Erik Hauser: Meine erste professionell veröffentlichte
Kurzgeschichte, das war, wenn ich mich recht erinnere, „Rosenblut“ in der
Anthologie Sad Roses von Alisha Bionda.
Michael Schmidt: Deine erste Herausgeberschaft!
Erik Hauser: Das war Berührungen der Nacht, ein Band
mit „gelehrten“ Spukgeschichten von englischen Autoren im Stile von M.R. James,
erschienen im Festa-Verlag. Frank-Rainer Scheck hat mich damals als Herausgeber
mit ins Boot geholt, nachdem ich eine Probeübersetzung abgegeben und wir am
Telefon dann lange über M.R. James und die durch ihn entstandene spezielle
Spielart dieser Gespenstergeschichte geredet hatten.

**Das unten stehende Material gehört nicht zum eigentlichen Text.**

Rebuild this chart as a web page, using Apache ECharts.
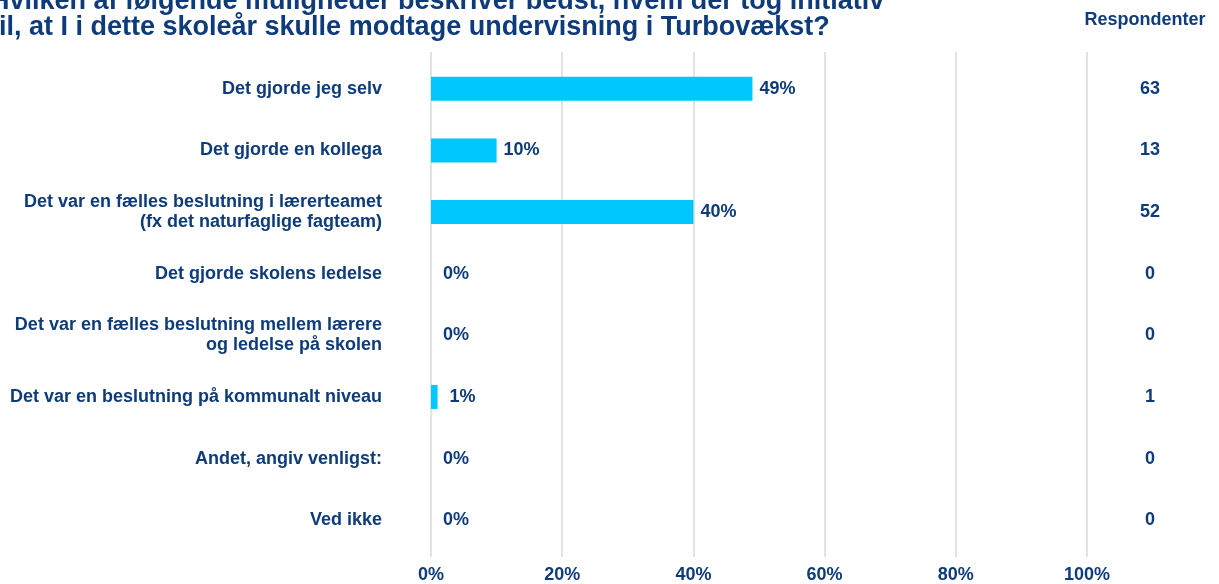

Michael Schmidt: Deine aktuelle Kurzgeschichte!
Erik Hauser: Zuletzt
erschien „Die natürliche Widrigkeit der Dinge“ im Zwielicht 17.

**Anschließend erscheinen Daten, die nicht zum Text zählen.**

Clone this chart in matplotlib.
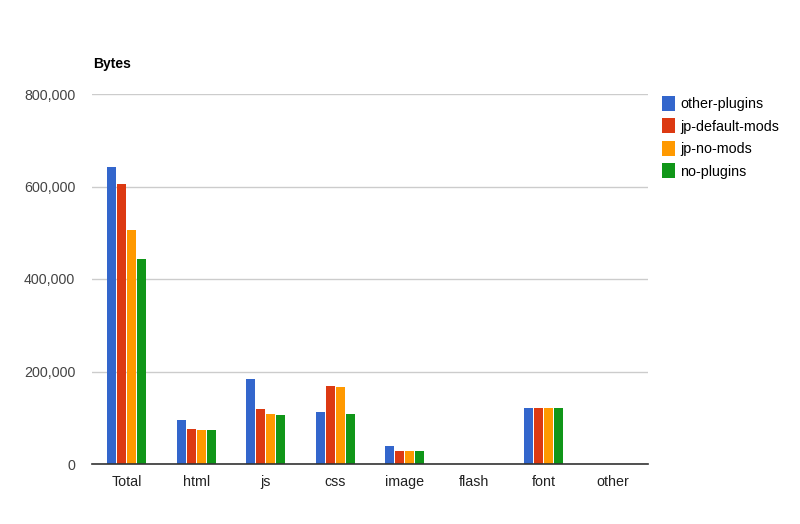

Michael Schmidt: Deine Lieblingsgeschichte aus deiner
Feder!
Erik Hauser: Oh, das ist schwer zu sagen. Wie Kinder hat man
sie alle auf ihre Art gerne. Und je nach momentaner Stimmungslage ist es mal
die eine, mal die andere. Etwas Besonders ist natürlich „Odem des Todes“, weil
die Novelle so viele positive Reaktionen hervorgerufen hat, z.B. eine überschwängliche
Rezension im Newsletter einer mir gänzlich unbekannten Buchhandlung im Ruhrpott
und ein Lob von Franz Rottensteiner höchstpersönlich in einer Besprechung im Quarber
Merkur. Und außerdem wurde sie dann ja auch für den Vincent-Preis
nominiert.
Michael Schmidt: Deine Lieblingsgeschichte aus fremder
Feder!
Erik Hauser: Noch schwerer, nein: unmöglich zu beantworten,
da gibt es so viele gute und herausragende. International lese ich gerade
wieder Thomas Owen, da ist eigentlich jede Story ein kleines Juwel. National,
weil ich gerade das (empfehlenswerte) Zwielicht 17 lese, haben mir besonders
die Beiträge von Lagermann und Stößer gefallen (aber auch alle anderen
Geschichten, einschließlich meiner eigenen 😀.
Michael Schmidt: Dein aktuelles Schreibprojekt!
Nach der Arbeit an dem Roman Das Erbe der Wölfe, die
sehr zeitaufwendig und intensiv war, beschäftige ich mich jetzt insgesamt
wieder stärker mit Kurzgeschichten. Ich habe schon eine ganze Reihe davon
zusammen, genug jedenfalls, um daraus einen weiteren Band zusammenstellen zu
können. Schauen wir mal.
Michael Schmidt: Ein Wort an die Leser!
Erik Hauser: Vielen Dank an euch alle, liebe Leser:innen, die
ihr an meinen Geschichten Gefallen gefunden habt. Ich freue mich, dass ich ein
wenig Vergnügen bereiten konnte, und hoffe, dass wir noch ein Stück weit den
Weg gemeinsam gehen werden. - Und ja, Supernatural war eine tolle Serie
und ist die einzige mir bekannte, die es zu einem irgendwie befriedigenden
Serienende geschafft hat. Macht's gut und: Augen auf bei Vollmond!
Schönes Interview (auf dem Foto sieht Erik etwas alleingelassen aus 😎), und es war mir auch eine Freude, euch beide kennengelernt zu haben.